While it is well settled that courts may not resort to views expressed by those who either draft or enact laws, for the purpose of determining the meaning of the words employed therein (see opinion of the court below in Com. v. Mathues, 210 Pa. 372, 392, and authorities there cited), yet, in order to get at the old law, the mischief and the remedy, and properly to understand and construe a statute embodying the latter, the history of the enactment in question may always be considered; and when the statute under consideration is a general revision, “the law as therein written will be deemed to be the same as it stood prior to the revision, unless we find from the statute itself, or its history, a clear intention to change it”: In re Lis’s Est., 139 N. W. 300, 302, and cases there cited; see also authorities in 36 Cyc. 1223.
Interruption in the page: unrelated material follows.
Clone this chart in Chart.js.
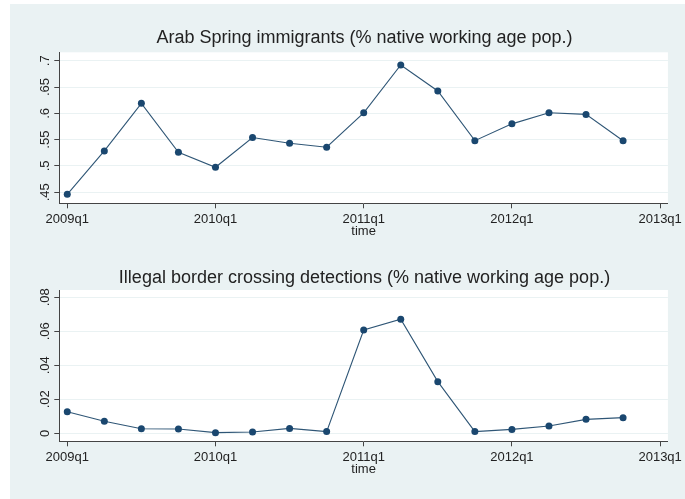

The United States Supreme Court has recently decided, in Duplex Printing Press Co. v. Deering, 254 U. S. 443, that the report of a committee, having a bill in charge during its passage, “may be regarded [judicially] as an exposition of the legislative intent in a case where otherwise the meaning of a statute is obscure”; but it is not necessary to express our view on this point or resort to such an expedient in the case at bar, for, as already shown, when the history of the legislation and all cognate parts of the present act are considered together, the meaning of the statute becomes reasonably clear. We may add, however, that when the report of the commission which drafted the present act is examined, to ascertain what that body was endeavoring to express (a course pursued by this court in McDowell v. Addams, *34045 Pa. 430, 433, when construing the old Intestate Act of 1833; see also Whitaker’s Est., 175 Pa. 139, 140-2, and In re Lis’s Est., supra), it is of interest to observe that the notes, on the several sections of the act to which we have referred in this opinion, show the intention of the original draftsmen, so far as the meaning of these parts are concerned, is borne out in the construction placed upon their work by the court below, and concurred in here.
The decree is affirmed; costs to be paid out of the estate.